_A run of records_
↓↓↓

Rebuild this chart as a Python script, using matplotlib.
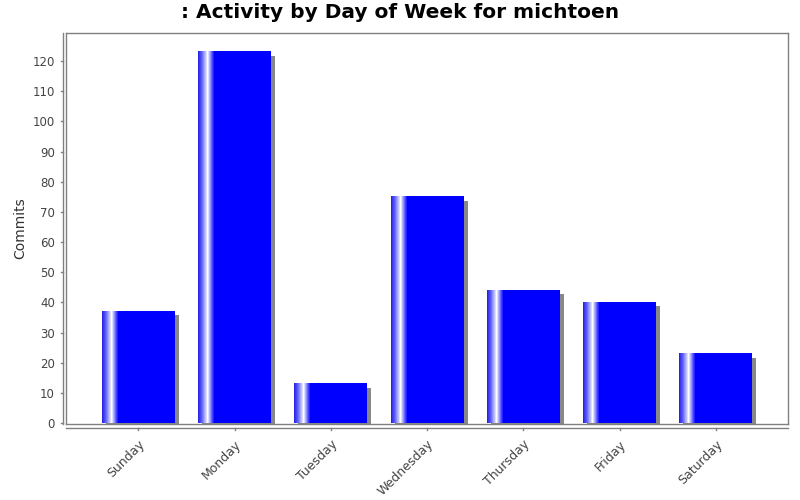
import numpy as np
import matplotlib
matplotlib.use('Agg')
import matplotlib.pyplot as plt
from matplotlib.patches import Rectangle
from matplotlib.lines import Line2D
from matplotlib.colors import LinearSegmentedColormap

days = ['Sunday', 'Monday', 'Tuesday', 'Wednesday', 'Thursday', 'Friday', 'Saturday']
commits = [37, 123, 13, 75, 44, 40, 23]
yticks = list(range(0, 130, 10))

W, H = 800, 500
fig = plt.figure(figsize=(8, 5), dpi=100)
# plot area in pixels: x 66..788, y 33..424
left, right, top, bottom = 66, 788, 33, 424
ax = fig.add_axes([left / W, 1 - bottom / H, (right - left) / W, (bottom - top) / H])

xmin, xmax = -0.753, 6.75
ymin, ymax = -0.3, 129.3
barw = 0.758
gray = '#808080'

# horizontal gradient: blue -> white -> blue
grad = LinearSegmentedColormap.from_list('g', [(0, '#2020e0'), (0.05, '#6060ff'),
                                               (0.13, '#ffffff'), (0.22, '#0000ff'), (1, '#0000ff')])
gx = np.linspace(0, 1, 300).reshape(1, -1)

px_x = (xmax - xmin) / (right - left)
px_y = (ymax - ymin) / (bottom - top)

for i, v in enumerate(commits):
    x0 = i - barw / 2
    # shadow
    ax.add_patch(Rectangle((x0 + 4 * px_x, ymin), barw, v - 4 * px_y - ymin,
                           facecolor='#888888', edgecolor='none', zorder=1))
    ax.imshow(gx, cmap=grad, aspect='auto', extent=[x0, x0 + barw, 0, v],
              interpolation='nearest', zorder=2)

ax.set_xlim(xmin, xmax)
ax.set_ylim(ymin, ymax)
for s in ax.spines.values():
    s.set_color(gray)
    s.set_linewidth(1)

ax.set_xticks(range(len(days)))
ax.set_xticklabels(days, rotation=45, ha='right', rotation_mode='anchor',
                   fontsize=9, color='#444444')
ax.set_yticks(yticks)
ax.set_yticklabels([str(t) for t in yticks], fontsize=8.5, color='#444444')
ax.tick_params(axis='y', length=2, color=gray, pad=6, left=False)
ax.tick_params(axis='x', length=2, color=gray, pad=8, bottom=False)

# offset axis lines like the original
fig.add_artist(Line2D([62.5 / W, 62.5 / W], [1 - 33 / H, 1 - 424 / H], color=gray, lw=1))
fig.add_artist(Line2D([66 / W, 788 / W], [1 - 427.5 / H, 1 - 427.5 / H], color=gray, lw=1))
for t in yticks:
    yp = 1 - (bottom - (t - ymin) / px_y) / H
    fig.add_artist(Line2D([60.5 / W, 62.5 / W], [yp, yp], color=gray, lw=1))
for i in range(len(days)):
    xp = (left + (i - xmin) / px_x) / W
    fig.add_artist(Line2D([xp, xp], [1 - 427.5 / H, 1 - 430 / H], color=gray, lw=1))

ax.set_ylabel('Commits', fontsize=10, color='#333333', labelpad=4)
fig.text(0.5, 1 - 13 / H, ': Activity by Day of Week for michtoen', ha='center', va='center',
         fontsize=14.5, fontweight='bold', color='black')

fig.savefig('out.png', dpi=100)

↑↑↑
↓↓↓

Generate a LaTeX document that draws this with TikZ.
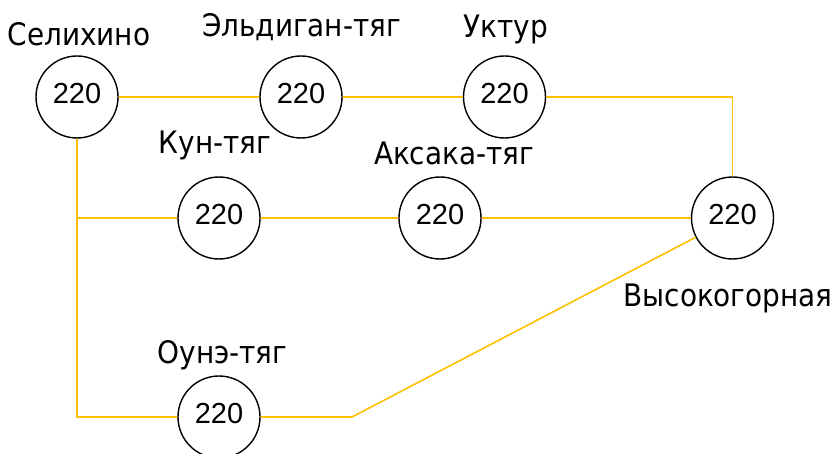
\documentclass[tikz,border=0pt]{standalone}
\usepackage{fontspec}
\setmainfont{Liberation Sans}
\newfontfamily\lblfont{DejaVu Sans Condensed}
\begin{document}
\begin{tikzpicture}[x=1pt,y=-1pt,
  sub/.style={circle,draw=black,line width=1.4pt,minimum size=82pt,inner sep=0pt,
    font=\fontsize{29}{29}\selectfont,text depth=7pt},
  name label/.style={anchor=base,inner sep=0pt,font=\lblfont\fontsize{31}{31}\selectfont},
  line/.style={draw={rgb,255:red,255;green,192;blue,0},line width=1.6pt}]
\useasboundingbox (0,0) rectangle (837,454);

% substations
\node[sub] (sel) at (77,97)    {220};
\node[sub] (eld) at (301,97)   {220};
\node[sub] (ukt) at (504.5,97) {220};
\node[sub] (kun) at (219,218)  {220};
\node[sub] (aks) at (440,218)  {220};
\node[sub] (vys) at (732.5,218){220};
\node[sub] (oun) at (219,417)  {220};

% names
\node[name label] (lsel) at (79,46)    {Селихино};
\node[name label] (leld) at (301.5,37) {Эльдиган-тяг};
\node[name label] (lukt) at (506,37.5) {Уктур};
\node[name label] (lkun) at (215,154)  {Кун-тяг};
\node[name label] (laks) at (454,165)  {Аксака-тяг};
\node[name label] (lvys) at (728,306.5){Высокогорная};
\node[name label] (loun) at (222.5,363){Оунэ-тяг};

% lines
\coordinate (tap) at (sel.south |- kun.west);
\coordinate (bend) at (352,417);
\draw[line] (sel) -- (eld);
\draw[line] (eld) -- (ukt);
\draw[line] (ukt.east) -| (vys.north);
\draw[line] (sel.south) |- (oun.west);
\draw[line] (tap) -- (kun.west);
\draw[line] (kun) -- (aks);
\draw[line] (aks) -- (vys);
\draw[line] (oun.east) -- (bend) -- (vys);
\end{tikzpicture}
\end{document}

↑↑↑

_WHAT YOU ARE ASKED TO DO_
Pictures are not part of the copy. Write out only the lines from the one containing "Rebuild this chart" through the one containing "gray = '#808080'", exactly as they stand, both included.

_ANSWER TO THE PROBLEM_
Rebuild this chart as a Python script, using matplotlib.
import numpy as np
import matplotlib
matplotlib.use('Agg')
import matplotlib.pyplot as plt
from matplotlib.patches import Rectangle
from matplotlib.lines import Line2D
from matplotlib.colors import LinearSegmentedColormap

days = ['Sunday', 'Monday', 'Tuesday', 'Wednesday', 'Thursday', 'Friday', 'Saturday']
commits = [37, 123, 13, 75, 44, 40, 23]
yticks = list(range(0, 130, 10))

W, H = 800, 500
fig = plt.figure(figsize=(8, 5), dpi=100)
# plot area in pixels: x 66..788, y 33..424
left, right, top, bottom = 66, 788, 33, 424
ax = fig.add_axes([left / W, 1 - bottom / H, (right - left) / W, (bottom - top) / H])

xmin, xmax = -0.753, 6.75
ymin, ymax = -0.3, 129.3
barw = 0.758
gray = '#808080'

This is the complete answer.